- O Estado de S.Paulo
Não dá para ficar achando que a batalha está vencida com um crescimento de 0,6% do PIB
Na contramão do crescimento do PIB, anunciado nesta semana, a produtividade da economia brasileira apresentou mais um recuo no terceiro trimestre. O indicador trimestral de produtividade do trabalho (por hora trabalhada), calculado pelo Instituto Brasileiro de Economia (Ibre) da Fundação Getúlio Vargas (FGV), mostrou uma queda de 0,7% em relação ao mesmo período de 2018. É a terceira redução do ano, com tendência de continuar nessa trajetória negativa nos próximos meses. Serviços é o setor mais afetado.
O dado assusta porque era de se esperar uma melhora da produtividade na esteira da retomada da atividade econômica. Pelo menos, esse é o padrão aguardado em qualquer País, principalmente depois de um período de recessão em que as empresas fazem ajustes, cortam custos, melhoram a gestão e deveriam estar investindo.
Não é isso que está acontecendo no Brasil. É o que mostra o Observatório da Produtividade, lançado nos últimos dias pelo Ibre.
O fato é que a produtividade não está reagindo – pelo contrário, continua caindo. O cenário é um indicador de que a recuperação que a economia vive neste momento talvez não seja tão sustentável quanto parece.
“É um sinal de alerta”, avisa o pesquisador do Ibre, Fernando Veloso, em conversa com a coluna. Especialista em produtividade, Veloso avalia que o crescimento atual é vulnerável – ou seja, com sustentabilidade num nível relativamente baixo.
Veloso diz que, se a produtividade não melhorar, o Brasil continuará “por muitos e muitos anos” com uma trajetória de crescimento muito baixa – entre 1%, 1,5%, no máximo 2%.
A produtividade em queda deixa também a economia mais frágil diante do risco de uma mudança no cenário externo, piora da guerra comercial e do déficit em transações correntes do País.
Em outras palavras, enquanto a produtividade não melhorar, a economia não vai crescer mais rápido e de forma sustentável.
É claro que, em um processo de recuperação econômica cíclica, quando existe muita capacidade ociosa e o desemprego é muito elevado, é possível crescer em torno de 2%, 2,5% por dois, três anos. Mas certamente será muito difícil sustentar um crescimento mais elevado durante um período mais longo.
Chama a atenção o fato de que o conceito de produtividade parece muito distante das pessoas, abstrato. Mas não é. Cada vez mais o brasileiro vai sentir no dia a dia seus efeitos.
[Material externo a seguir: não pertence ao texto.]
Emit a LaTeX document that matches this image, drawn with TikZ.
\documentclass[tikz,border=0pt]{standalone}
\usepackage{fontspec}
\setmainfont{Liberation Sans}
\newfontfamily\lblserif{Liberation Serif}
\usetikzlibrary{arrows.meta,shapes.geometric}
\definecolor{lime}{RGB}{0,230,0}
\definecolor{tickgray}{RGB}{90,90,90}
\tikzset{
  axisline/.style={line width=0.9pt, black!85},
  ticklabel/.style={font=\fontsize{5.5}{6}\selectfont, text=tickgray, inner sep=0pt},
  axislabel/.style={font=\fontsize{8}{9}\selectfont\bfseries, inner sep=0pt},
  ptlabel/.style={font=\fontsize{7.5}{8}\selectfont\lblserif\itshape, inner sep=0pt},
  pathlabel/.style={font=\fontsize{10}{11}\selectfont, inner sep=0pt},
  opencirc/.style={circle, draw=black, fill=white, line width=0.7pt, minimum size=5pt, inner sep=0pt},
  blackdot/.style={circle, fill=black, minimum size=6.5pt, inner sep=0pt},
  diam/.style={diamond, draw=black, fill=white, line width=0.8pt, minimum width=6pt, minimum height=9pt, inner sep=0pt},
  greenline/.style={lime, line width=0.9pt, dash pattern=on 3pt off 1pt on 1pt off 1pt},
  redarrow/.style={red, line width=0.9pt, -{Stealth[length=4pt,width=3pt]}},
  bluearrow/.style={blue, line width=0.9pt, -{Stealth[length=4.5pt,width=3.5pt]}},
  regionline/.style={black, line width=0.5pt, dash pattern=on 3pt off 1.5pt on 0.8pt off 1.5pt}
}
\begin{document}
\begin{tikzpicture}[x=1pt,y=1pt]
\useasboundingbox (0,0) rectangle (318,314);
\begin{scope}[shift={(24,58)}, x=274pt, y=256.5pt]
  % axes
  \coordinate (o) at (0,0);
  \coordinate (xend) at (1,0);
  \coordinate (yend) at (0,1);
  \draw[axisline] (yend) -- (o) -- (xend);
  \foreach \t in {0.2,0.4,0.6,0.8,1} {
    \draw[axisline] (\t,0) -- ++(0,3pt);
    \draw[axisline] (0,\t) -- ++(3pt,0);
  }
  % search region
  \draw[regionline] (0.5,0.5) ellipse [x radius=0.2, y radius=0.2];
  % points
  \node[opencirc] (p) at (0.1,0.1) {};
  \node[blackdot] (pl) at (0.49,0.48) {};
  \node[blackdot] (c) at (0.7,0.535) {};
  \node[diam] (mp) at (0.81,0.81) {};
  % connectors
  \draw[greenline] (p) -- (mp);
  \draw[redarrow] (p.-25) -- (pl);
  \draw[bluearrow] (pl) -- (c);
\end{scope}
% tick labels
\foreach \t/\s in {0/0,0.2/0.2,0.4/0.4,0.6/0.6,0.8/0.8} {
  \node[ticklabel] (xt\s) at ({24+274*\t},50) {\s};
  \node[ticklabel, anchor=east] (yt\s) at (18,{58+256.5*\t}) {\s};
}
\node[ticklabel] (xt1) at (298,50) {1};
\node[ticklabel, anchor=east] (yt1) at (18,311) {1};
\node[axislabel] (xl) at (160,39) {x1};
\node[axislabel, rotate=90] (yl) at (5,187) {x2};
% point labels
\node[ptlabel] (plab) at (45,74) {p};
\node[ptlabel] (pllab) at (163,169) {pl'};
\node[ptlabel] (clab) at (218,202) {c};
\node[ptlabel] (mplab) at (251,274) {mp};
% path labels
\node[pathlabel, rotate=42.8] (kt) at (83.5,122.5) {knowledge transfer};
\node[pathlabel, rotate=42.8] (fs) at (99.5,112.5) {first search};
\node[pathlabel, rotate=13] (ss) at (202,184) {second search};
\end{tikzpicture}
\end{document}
Durante muitos anos, a produtividade cresceu pouco no Brasil. Desde os anos 80, ela cresce cerca de 0,4% ao ano, mas a renda per capita cresceu mais de 1% pelo bônus demográfico – a população em idade para trabalhar estava crescendo muito mais rapidamente. O bônus terminou no ano passado e passou a ser um ônus, com muito menos incorporação de pessoas no mercado de trabalho. A única forma do padrão de vida melhorar é o trabalhador ficar mais produtivo.
O pesquisador do Ibre prevê que, daqui para frente, as pessoas vão sentir rapidamente a estagnação da produtividade: ela se refletirá em salários que não crescem. Veloso lembra que a geração de empregos está em um patamar vigoroso, não muito diferente do período anterior à recessão.
O problema é que o emprego, antes da recessão, era predominantemente formal. Agora, a composição é muito diferente e predominantemente informal.
As empresas formais têm uma produtividade média quatro vezes superior à das informais. Usam mais máquinas, tecnologia e têm trabalhadores com mais escolaridade.
Tão comemorada pela equipe econômica do governo Jair Bolsonaro, a retomada não está sendo suficientemente vigorosa para melhorar a produtividade. Ela já estava estagnada em 2018 e, em 2019, caiu. Não é difícil imaginar que, se ela estivesse crescendo mais rapidamente, o PIB certamente estaria subindo mais.
Esse problema esteve mascarado por décadas. Não está mais. O governo começou com um discurso de medidas focadas para aumentar a produtividade, mas os avanços ainda são lentos.
Botar as reformas em compasso de espera, como sinalizou o presidente Bolsonaro, é um equívoco e vai retardar o processo de melhoria da produtividade. Elas podem avançar, sim, com foco na redução de desigualdade – uma demanda que cresce na sociedade.
A primeira delas, sem dúvida, é a reforma tributária, que vai virar o ano sem avanços. Na direção oposta, a concessão de incentivos e privilégios continua dando as cartas em Brasília e no Congresso. Não dá para ficar achando que a batalha está vencida com um crescimento de 0,6% do PIB.